BEGIN
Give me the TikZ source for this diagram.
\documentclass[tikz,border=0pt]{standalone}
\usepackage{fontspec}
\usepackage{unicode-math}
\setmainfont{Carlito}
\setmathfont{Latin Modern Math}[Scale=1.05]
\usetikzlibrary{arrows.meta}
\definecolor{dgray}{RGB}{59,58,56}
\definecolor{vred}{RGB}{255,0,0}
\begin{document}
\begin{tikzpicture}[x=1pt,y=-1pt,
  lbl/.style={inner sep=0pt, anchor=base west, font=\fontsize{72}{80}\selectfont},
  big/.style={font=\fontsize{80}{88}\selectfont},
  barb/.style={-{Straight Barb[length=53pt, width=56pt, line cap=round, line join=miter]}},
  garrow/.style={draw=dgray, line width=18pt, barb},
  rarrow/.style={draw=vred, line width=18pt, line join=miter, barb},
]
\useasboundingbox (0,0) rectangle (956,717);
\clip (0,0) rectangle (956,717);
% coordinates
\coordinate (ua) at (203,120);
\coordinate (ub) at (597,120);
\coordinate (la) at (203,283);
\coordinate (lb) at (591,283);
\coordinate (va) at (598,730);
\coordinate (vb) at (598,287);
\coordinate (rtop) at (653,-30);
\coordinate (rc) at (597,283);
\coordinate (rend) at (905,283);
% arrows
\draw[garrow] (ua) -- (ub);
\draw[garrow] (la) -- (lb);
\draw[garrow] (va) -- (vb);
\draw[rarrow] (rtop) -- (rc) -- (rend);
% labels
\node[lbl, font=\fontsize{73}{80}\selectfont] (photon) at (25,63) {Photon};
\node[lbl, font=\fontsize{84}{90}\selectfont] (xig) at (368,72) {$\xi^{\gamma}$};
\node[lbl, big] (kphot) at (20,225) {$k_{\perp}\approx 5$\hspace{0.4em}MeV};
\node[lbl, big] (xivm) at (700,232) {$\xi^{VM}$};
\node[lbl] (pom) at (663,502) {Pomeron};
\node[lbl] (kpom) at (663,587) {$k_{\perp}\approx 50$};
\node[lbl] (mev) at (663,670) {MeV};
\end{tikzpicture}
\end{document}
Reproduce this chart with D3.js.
END
EXERCISE GOAL:
Scan the material and collect every line that contains "this".

ANSWER TO THE EXERCISE:
Give me the TikZ source for this diagram.
Reproduce this chart with D3.js.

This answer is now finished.